Reproduce only the top of the records, down to and including the line containing "node] (tf) at".

— BEGIN DATA IN THIS EXERCISE —

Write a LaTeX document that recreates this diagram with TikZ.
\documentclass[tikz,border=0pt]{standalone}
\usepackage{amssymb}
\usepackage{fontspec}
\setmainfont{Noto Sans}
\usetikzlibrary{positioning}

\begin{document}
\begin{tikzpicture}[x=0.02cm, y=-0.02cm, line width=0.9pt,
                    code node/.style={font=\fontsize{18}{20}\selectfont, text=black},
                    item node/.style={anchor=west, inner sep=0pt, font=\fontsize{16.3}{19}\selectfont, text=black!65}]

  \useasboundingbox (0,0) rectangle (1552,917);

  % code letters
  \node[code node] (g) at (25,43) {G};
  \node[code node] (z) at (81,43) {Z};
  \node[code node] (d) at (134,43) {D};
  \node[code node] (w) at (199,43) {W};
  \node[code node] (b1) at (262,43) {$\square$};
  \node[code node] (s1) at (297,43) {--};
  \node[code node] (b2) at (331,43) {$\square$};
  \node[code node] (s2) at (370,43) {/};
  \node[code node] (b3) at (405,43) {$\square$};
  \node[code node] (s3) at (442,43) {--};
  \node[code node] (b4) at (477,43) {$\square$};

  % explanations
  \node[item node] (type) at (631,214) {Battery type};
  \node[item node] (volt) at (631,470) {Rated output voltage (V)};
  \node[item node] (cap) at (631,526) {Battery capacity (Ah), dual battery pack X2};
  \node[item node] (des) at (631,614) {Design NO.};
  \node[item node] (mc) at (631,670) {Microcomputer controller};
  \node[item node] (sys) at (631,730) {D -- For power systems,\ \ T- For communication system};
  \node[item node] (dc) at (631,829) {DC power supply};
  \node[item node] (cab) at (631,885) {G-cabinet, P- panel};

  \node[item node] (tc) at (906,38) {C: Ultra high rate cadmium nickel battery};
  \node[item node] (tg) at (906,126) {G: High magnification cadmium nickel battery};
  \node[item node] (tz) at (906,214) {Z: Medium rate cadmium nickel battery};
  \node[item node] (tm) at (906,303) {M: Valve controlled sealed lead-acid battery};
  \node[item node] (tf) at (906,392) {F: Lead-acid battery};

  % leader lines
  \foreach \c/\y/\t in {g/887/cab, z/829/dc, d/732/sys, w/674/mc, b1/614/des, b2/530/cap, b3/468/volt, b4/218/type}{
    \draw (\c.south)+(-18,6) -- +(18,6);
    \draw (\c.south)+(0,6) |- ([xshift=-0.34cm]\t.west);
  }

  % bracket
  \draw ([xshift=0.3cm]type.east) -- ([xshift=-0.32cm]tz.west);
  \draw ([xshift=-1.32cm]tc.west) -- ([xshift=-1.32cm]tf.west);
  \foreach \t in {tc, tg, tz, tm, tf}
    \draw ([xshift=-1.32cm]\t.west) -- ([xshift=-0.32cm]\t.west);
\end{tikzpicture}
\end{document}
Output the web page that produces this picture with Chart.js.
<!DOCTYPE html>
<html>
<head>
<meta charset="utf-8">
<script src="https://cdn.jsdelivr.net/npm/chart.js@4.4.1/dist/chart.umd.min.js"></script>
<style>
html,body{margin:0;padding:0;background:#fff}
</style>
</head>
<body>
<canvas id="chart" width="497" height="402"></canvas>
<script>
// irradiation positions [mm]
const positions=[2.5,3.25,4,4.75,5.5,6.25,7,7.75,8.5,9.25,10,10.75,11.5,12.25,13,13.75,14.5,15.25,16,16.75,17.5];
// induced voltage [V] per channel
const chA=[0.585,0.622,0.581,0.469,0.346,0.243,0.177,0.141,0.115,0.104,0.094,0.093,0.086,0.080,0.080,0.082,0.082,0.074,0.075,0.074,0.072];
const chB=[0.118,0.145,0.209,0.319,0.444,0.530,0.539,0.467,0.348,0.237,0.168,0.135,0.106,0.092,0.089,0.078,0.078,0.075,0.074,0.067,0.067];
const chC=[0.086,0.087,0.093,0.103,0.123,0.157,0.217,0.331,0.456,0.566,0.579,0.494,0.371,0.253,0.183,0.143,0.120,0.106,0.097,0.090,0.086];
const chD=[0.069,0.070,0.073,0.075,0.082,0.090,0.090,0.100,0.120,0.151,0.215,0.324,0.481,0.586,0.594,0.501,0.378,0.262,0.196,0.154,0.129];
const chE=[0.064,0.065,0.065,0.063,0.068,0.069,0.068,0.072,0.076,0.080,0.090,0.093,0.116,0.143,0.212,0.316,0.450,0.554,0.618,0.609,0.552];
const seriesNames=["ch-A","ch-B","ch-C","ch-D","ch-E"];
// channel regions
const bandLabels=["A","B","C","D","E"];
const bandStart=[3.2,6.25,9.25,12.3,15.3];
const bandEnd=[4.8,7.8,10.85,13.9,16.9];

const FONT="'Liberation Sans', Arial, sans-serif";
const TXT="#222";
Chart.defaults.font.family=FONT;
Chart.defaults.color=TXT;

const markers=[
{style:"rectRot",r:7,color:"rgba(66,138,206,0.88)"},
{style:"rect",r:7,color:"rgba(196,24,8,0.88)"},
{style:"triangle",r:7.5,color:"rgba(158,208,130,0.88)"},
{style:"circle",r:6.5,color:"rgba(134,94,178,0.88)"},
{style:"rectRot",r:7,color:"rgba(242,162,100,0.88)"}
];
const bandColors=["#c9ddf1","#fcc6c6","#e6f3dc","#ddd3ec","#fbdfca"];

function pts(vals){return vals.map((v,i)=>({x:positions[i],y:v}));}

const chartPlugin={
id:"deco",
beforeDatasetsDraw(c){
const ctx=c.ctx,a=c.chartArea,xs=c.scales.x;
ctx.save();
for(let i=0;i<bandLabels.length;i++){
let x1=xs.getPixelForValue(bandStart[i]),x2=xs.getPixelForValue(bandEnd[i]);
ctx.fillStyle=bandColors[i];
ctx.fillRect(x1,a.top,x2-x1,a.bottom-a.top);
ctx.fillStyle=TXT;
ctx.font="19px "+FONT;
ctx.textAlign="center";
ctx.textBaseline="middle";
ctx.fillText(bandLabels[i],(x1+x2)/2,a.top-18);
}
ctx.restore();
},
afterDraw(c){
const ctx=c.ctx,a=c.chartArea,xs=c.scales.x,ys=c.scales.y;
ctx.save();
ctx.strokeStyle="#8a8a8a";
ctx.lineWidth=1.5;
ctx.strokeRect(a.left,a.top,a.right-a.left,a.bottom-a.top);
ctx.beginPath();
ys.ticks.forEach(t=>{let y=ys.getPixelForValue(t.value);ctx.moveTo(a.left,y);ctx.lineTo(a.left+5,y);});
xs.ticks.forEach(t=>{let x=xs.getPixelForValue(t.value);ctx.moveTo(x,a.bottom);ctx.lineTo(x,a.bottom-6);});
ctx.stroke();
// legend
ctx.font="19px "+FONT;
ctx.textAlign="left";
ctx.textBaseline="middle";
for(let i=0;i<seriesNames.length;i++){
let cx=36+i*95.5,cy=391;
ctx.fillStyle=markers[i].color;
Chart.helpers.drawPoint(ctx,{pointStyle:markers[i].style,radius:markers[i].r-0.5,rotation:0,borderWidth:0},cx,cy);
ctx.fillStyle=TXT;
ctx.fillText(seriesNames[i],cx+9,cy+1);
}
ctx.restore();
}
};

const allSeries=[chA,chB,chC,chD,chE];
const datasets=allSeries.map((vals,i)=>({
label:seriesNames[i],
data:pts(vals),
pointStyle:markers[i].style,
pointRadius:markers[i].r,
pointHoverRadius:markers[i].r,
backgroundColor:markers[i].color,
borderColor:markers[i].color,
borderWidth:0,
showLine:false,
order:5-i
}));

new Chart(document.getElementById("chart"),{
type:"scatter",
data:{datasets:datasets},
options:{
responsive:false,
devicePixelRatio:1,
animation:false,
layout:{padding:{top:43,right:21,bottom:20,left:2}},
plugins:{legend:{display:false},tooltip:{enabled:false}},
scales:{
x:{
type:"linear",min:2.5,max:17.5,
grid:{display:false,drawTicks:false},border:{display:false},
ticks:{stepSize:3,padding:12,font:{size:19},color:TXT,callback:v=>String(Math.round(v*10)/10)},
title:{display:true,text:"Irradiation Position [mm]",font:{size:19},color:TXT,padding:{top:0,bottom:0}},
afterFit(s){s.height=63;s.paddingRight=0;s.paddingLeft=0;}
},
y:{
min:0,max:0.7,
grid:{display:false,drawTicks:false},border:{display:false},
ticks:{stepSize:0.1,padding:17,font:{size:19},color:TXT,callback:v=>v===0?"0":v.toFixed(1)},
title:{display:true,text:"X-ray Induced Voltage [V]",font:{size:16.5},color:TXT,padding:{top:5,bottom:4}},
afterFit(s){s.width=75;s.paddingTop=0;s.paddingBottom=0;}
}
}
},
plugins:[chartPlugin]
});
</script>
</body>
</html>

— END DATA IN THIS EXERCISE —

• ANSWER:
Write a LaTeX document that recreates this diagram with TikZ.
\documentclass[tikz,border=0pt]{standalone}
\usepackage{amssymb}
\usepackage{fontspec}
\setmainfont{Noto Sans}
\usetikzlibrary{positioning}

\begin{document}
\begin{tikzpicture}[x=0.02cm, y=-0.02cm, line width=0.9pt,
                    code node/.style={font=\fontsize{18}{20}\selectfont, text=black},
                    item node/.style={anchor=west, inner sep=0pt, font=\fontsize{16.3}{19}\selectfont, text=black!65}]

  \useasboundingbox (0,0) rectangle (1552,917);

  % code letters
  \node[code node] (g) at (25,43) {G};
  \node[code node] (z) at (81,43) {Z};
  \node[code node] (d) at (134,43) {D};
  \node[code node] (w) at (199,43) {W};
  \node[code node] (b1) at (262,43) {$\square$};
  \node[code node] (s1) at (297,43) {--};
  \node[code node] (b2) at (331,43) {$\square$};
  \node[code node] (s2) at (370,43) {/};
  \node[code node] (b3) at (405,43) {$\square$};
  \node[code node] (s3) at (442,43) {--};
  \node[code node] (b4) at (477,43) {$\square$};

  % explanations
  \node[item node] (type) at (631,214) {Battery type};
  \node[item node] (volt) at (631,470) {Rated output voltage (V)};
  \node[item node] (cap) at (631,526) {Battery capacity (Ah), dual battery pack X2};
  \node[item node] (des) at (631,614) {Design NO.};
  \node[item node] (mc) at (631,670) {Microcomputer controller};
  \node[item node] (sys) at (631,730) {D -- For power systems,\ \ T- For communication system};
  \node[item node] (dc) at (631,829) {DC power supply};
  \node[item node] (cab) at (631,885) {G-cabinet, P- panel};

  \node[item node] (tc) at (906,38) {C: Ultra high rate cadmium nickel battery};
  \node[item node] (tg) at (906,126) {G: High magnification cadmium nickel battery};
  \node[item node] (tz) at (906,214) {Z: Medium rate cadmium nickel battery};
  \node[item node] (tm) at (906,303) {M: Valve controlled sealed lead-acid battery};
  \node[item node] (tf) at (906,392) {F: Lead-acid battery};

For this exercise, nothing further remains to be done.